### Stored records
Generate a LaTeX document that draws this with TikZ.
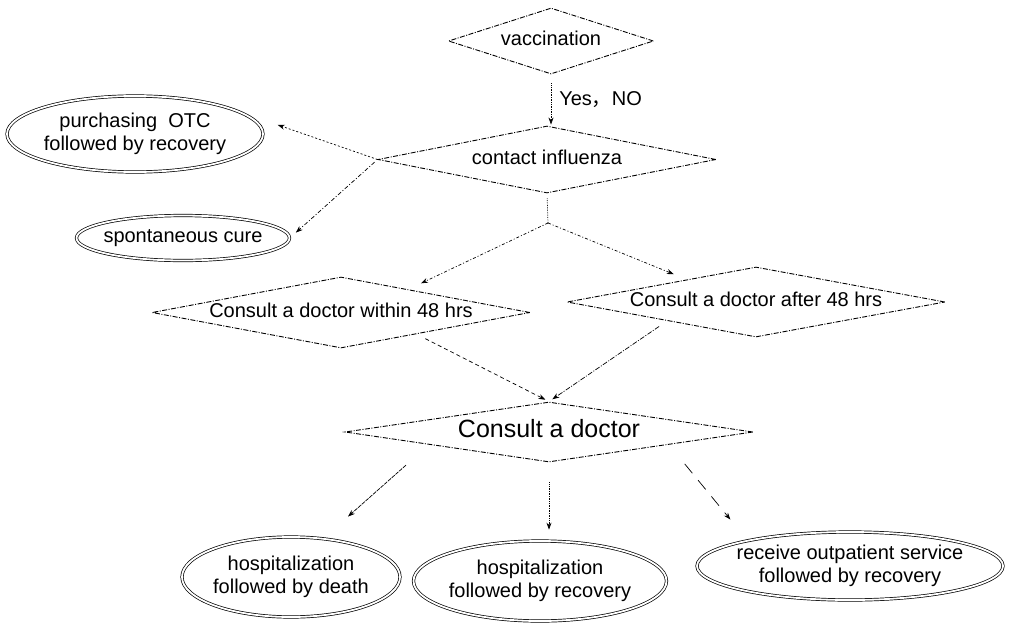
\documentclass[tikz,border=0pt]{standalone}
\usepackage{fontspec}
\setmainfont{Liberation Sans}
\newfontfamily\cjkfont{Noto Sans CJK SC}
\usepackage{tikz}
\usetikzlibrary{arrows.meta, positioning, shapes.geometric}

% text that does not change the size of its shape
\newcommand{\ctext}[1]{\makebox[0pt]{\begin{tabular}{@{}c@{}}#1\end{tabular}}}

\begin{document}
\begin{tikzpicture}[
  x=1pt, y=-1pt,
  font=\fontsize{20}{23}\selectfont,
  decision/.style={diamond, draw, line width=0.9pt, inner sep=0pt,
                   dash pattern=on 5pt off 1.5pt on 1pt off 1.5pt},
  outcome/.style={ellipse, draw, double, line width=0.7pt,
                  double distance=1.8pt, inner sep=0pt},
  arr/.style={-{Stealth[length=7pt, width=5pt]}, line width=0.7pt},
]
\useasboundingbox (0,0) rectangle (1009,624);

% Decisions
\node[decision, minimum width=205pt, minimum height=66pt] (vac) at (551,41) {\ctext{vaccination}};
\node[decision, minimum width=338pt, minimum height=67pt] (inf) at (547,159.5) {\ctext{contact influenza}};
\node[decision, minimum width=378pt, minimum height=71pt] (within) at (341,312.5) {\ctext{Consult a doctor within 48 hrs}};
\node[decision, minimum width=378pt, minimum height=70pt] (after) at (756,302) {\ctext{Consult a doctor after 48 hrs}};
\node[decision, minimum width=408pt, minimum height=60pt, font=\fontsize{25}{29}\selectfont] (cad) at (549,432) {\ctext{Consult a doctor}};
\coordinate (split) at (548,223);

% Outcomes
\node[outcome, minimum width=256pt, minimum height=76pt] (otc) at (135,134) {\ctext{purchasing\ \ OTC\\followed by recovery}};
\node[outcome, minimum width=213pt, minimum height=45pt] (spont) at (183,238) {\ctext{spontaneous cure}};
\node[outcome, minimum width=218pt, minimum height=80pt] (death) at (291,577) {\ctext{hospitalization\\followed by death}};
\node[outcome, minimum width=253pt, minimum height=80pt] (recov) at (540,581) {\ctext{hospitalization\\followed by recovery}};
\node[outcome, minimum width=306pt, minimum height=68pt] (outp) at (850,566) {\ctext{receive outpatient service\\followed by recovery}};

% vaccination -> contact influenza
\draw[arr, densely dotted, shorten <=9pt, shorten >=1pt] (vac.south) -- (vac.south |- inf.north)
  node[midway, right, inner sep=8pt] {Yes{\cjkfont ，}NO};

% contact influenza -> self care
\draw[arr, dash pattern=on 2pt off 2pt, shorten >=55pt] (inf.west) -- (otc.north east);
\draw[arr, dash pattern=on 4pt off 2pt on 1pt off 2pt, shorten <=4pt, shorten >=8pt] (inf.west) -- (spont.east);

% contact influenza -> doctor
\draw[line width=0.7pt, densely dotted, shorten <=5pt] (inf.south) -- (split);
\draw[arr, dash pattern=on 3pt off 2pt on 1pt off 2pt, shorten >=14pt] (split) -- (within.19);
\draw[arr, dash pattern=on 3pt off 2pt on 1pt off 2pt, shorten >=14pt] (split) -- (after.162);
\draw[arr, dash pattern=on 4pt off 3pt, shorten <=10pt, shorten >=4pt] (within.-16) -- (cad.north);
\draw[arr, dash pattern=on 5pt off 1.5pt on 1pt off 1.5pt, shorten <=10pt, shorten >=4pt] (after.192) -- (cad.north);

% consult a doctor -> outcomes
\draw[arr, dash pattern=on 4pt off 1pt, shorten <=31pt, shorten >=33pt] (cad.186) -- (death.50);
\draw[arr, densely dotted, shorten <=20pt, shorten >=11pt] (cad.south) -- (cad.south |- recov.north);
\draw[arr, dash pattern=on 12pt off 9pt, shorten <=25pt, shorten >=27pt] (cad.-6) -- (outp.166);

\end{tikzpicture}
\end{document}
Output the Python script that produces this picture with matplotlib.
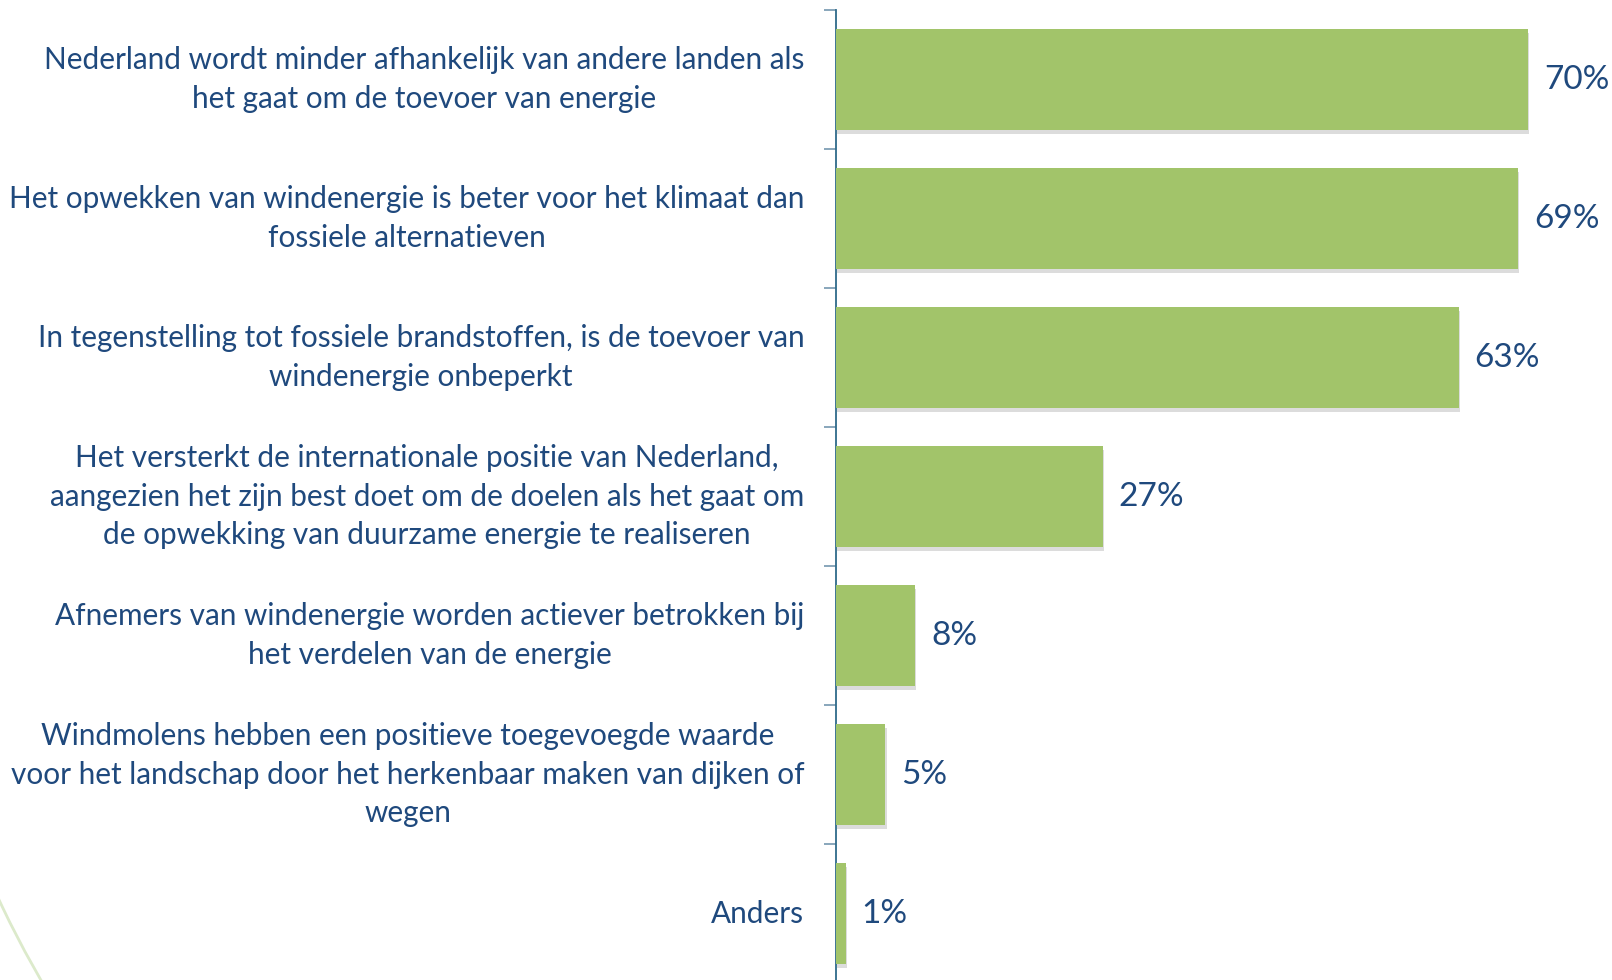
import numpy as np
import matplotlib.pyplot as plt
import matplotlib.patheffects as pe
from matplotlib.patches import Arc

# -- Donnees --
labels = [
    "Nederland wordt minder afhankelijk van andere landen als\nhet gaat om de toevoer van energie",
    "Het opwekken van windenergie is beter voor het klimaat dan\nfossiele alternatieven",
    "In tegenstelling tot fossiele brandstoffen, is de toevoer van\nwindenergie onbeperkt",
    "Het versterkt de internationale positie van Nederland,\naangezien het zijn best doet om de doelen als het gaat om\nde opwekking van duurzame energie te realiseren",
    "Afnemers van windenergie worden actiever betrokken bij\nhet verdelen van de energie",
    "Windmolens hebben een positieve toegevoegde waarde\nvoor het landschap door het herkenbaar maken van dijken of\nwegen",
    "Anders",
]
values = [70, 69, 63, 27, 8, 5, 1]

BAR_COLOR = "#A2C46A"
TEXT_COLOR = "#1F497D"
AXIS_COLOR = "#2E6A8A"
TICK_COLOR = "#7F9FB5"

W, H = 1612, 980
fig = plt.figure(figsize=(W / 100, H / 100), dpi=100)
ax = fig.add_axes([836 / W, -3 / H, (W - 836) / W, (970 + 3) / H])

n = len(values)
y = np.arange(n)
bars = ax.barh(y, values, height=0.73, color=BAR_COLOR, zorder=3)
for b in bars:
    b.set_path_effects([
        pe.SimplePatchShadow(offset=(1, -3), shadow_rgbFace="#777777", alpha=0.25),
        pe.Normal(),
    ])

ax.set_ylim(n - 0.5, -0.5)
ax.set_xlim(0, 78.5)

for i, v in enumerate(values):
    ax.text(v + 1.6, i, f"{v}%", va="center", ha="left",
            fontsize=24, color=TEXT_COLOR, family="Lato")

for i, lab in enumerate(labels):
    ax.text(-3.2, i, lab, va="center", ha="right", multialignment="center",
            fontsize=21.4, color=TEXT_COLOR, family="Lato", linespacing=1.45)

for s in ["top", "right", "bottom"]:
    ax.spines[s].set_visible(False)
ax.spines["left"].set_color(AXIS_COLOR)
ax.spines["left"].set_linewidth(1.3)
ax.set_xticks([])
ax.set_yticks([])
ax.set_yticks(np.arange(-0.5, n, 1.0), minor=True)
ax.tick_params(axis="y", which="minor", length=9, width=1.3,
               color=TICK_COLOR, direction="out")

# petit arc decoratif en bas a gauche
R = 994 / 100
arc = Arc((9.0, 5.0), 2 * R, 2 * R, theta1=198, theta2=213,
          transform=fig.dpi_scale_trans, color="#DCEACB", lw=2)
fig.add_artist(arc)

fig.savefig("out.png", dpi=100)
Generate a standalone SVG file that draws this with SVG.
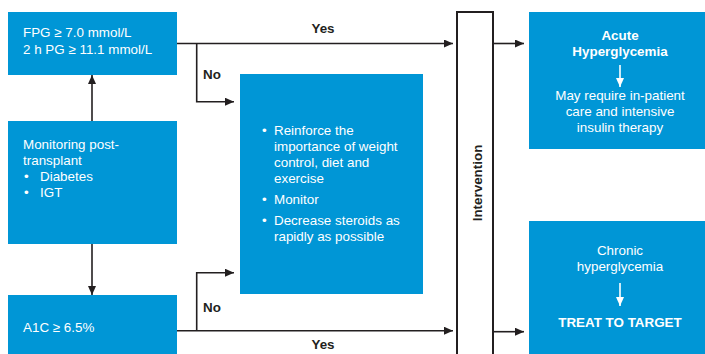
<svg xmlns="http://www.w3.org/2000/svg" width="705" height="354" viewBox="0 0 705 354">
<style>
.box{fill:#0096d6}
.t{font-family:"Liberation Sans",Arial,sans-serif;font-size:13.4px;fill:#fff}
.b{font-weight:bold}
.c{text-anchor:middle}
.lbl{font-family:"Liberation Sans",Arial,sans-serif;font-size:13.4px;font-weight:bold;fill:#231f20}
.ln{fill:none;stroke:#231f20;stroke-width:1.6}
.wl{fill:none;stroke:#fff;stroke-width:1.6}
</style>
<defs>
<marker id="ah" markerWidth="9" markerHeight="8" refX="9" refY="4" orient="auto" markerUnits="userSpaceOnUse">
<path d="M0,0 L9,4 L0,8 Z" fill="#231f20"/>
</marker>
<marker id="wh" markerWidth="9" markerHeight="8" refX="9" refY="4" orient="auto" markerUnits="userSpaceOnUse">
<path d="M0,0 L9,4 L0,8 Z" fill="#fff"/>
</marker>
</defs>
<g id="connectors">
<path class="ln" d="M92,121 V75" marker-end="url(#ah)"/>
<path class="ln" d="M92,244 V295" marker-end="url(#ah)"/>
<path class="ln" d="M177,43.5 H453" marker-end="url(#ah)"/>
<path class="ln" d="M196.7,43.5 V101.7 H234" marker-end="url(#ah)"/>
<path class="ln" d="M177,330.7 H453" marker-end="url(#ah)"/>
<path class="ln" d="M196.7,330.7 V272.7 H234" marker-end="url(#ah)"/>
<path class="ln" d="M493,43.5 H524" marker-end="url(#ah)"/>
<path class="ln" d="M493,331.7 H524" marker-end="url(#ah)"/>
<text class="lbl c" x="323" y="33">Yes</text>
<text class="lbl" x="203" y="79">No</text>
<text class="lbl" x="203" y="312">No</text>
<text class="lbl c" x="323" y="349">Yes</text>
</g>
<g id="fpg">
<rect class="box" x="8" y="12" width="169" height="63"/>
<text class="t" x="23" y="37">FPG ≥ 7.0 mmol/L</text>
<text class="t" x="23" y="53.5">2 h PG ≥ 11.1 mmol/L</text>
</g>
<g id="monitoring">
<rect class="box" x="8" y="121" width="169" height="123"/>
<text class="t" x="23" y="149">Monitoring post-</text>
<text class="t" x="23" y="165">transplant</text>
<text class="t" x="24" y="181">•</text><text class="t" x="40" y="181">Diabetes</text>
<text class="t" x="24" y="197">•</text><text class="t" x="40" y="197">IGT</text>
</g>
<g id="a1c">
<rect class="box" x="8" y="295" width="169" height="62"/>
<text class="t" x="23" y="331.5">A1C ≥ 6.5%</text>
</g>
<g id="lifestyle">
<rect class="box" x="240" y="74" width="183" height="220"/>
<text class="t" x="262" y="135">•</text>
<text class="t" x="274" y="135">Reinforce the</text>
<text class="t" x="274" y="151">importance of weight</text>
<text class="t" x="274" y="167">control, diet and</text>
<text class="t" x="274" y="183">exercise</text>
<text class="t" x="262" y="204">•</text>
<text class="t" x="274" y="204">Monitor</text>
<text class="t" x="262" y="225">•</text>
<text class="t" x="274" y="225">Decrease steroids as</text>
<text class="t" x="274" y="241">rapidly as possible</text>
</g>
<g id="intervention">
<rect x="457" y="12" width="36" height="360" fill="#fff" stroke="#231f20" stroke-width="2"/>
<text class="lbl c" transform="translate(482,183) rotate(-90)">Intervention</text>
</g>
<g id="acute">
<rect class="box" x="529" y="12" width="180" height="137"/>
<text class="t b c" x="620" y="39.5">Acute</text>
<text class="t b c" x="620" y="55.5">Hyperglycemia</text>
<path class="wl" d="M620,65 V87" marker-end="url(#wh)"/>
<text class="t c" x="620" y="100">May require in-patient</text>
<text class="t c" x="620" y="116">care and intensive</text>
<text class="t c" x="620" y="132">insulin therapy</text>
</g>
<g id="chronic">
<rect class="box" x="529" y="221" width="180" height="140"/>
<text class="t c" x="620" y="255">Chronic</text>
<text class="t c" x="620" y="271">hyperglycemia</text>
<path class="wl" d="M620,283 V306" marker-end="url(#wh)"/>
<text class="t b c" x="620" y="327">TREAT TO TARGET</text>
</g>
</svg>
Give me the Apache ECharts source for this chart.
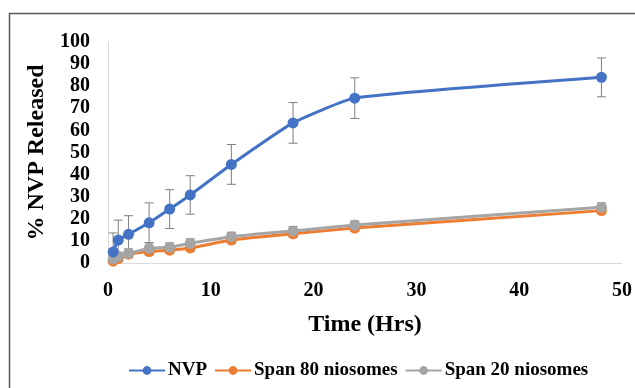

### What you should do
Leave out the pictures. Transcribe only the lines above, from the first through the one that contains "(split) at (548,223);".

### Correct output
Generate a LaTeX document that draws this with TikZ.
\documentclass[tikz,border=0pt]{standalone}
\usepackage{fontspec}
\setmainfont{Liberation Sans}
\newfontfamily\cjkfont{Noto Sans CJK SC}
\usepackage{tikz}
\usetikzlibrary{arrows.meta, positioning, shapes.geometric}

% text that does not change the size of its shape
\newcommand{\ctext}[1]{\makebox[0pt]{\begin{tabular}{@{}c@{}}#1\end{tabular}}}

\begin{document}
\begin{tikzpicture}[
  x=1pt, y=-1pt,
  font=\fontsize{20}{23}\selectfont,
  decision/.style={diamond, draw, line width=0.9pt, inner sep=0pt,
                   dash pattern=on 5pt off 1.5pt on 1pt off 1.5pt},
  outcome/.style={ellipse, draw, double, line width=0.7pt,
                  double distance=1.8pt, inner sep=0pt},
  arr/.style={-{Stealth[length=7pt, width=5pt]}, line width=0.7pt},
]
\useasboundingbox (0,0) rectangle (1009,624);

% Decisions
\node[decision, minimum width=205pt, minimum height=66pt] (vac) at (551,41) {\ctext{vaccination}};
\node[decision, minimum width=338pt, minimum height=67pt] (inf) at (547,159.5) {\ctext{contact influenza}};
\node[decision, minimum width=378pt, minimum height=71pt] (within) at (341,312.5) {\ctext{Consult a doctor within 48 hrs}};
\node[decision, minimum width=378pt, minimum height=70pt] (after) at (756,302) {\ctext{Consult a doctor after 48 hrs}};
\node[decision, minimum width=408pt, minimum height=60pt, font=\fontsize{25}{29}\selectfont] (cad) at (549,432) {\ctext{Consult a doctor}};
\coordinate (split) at (548,223);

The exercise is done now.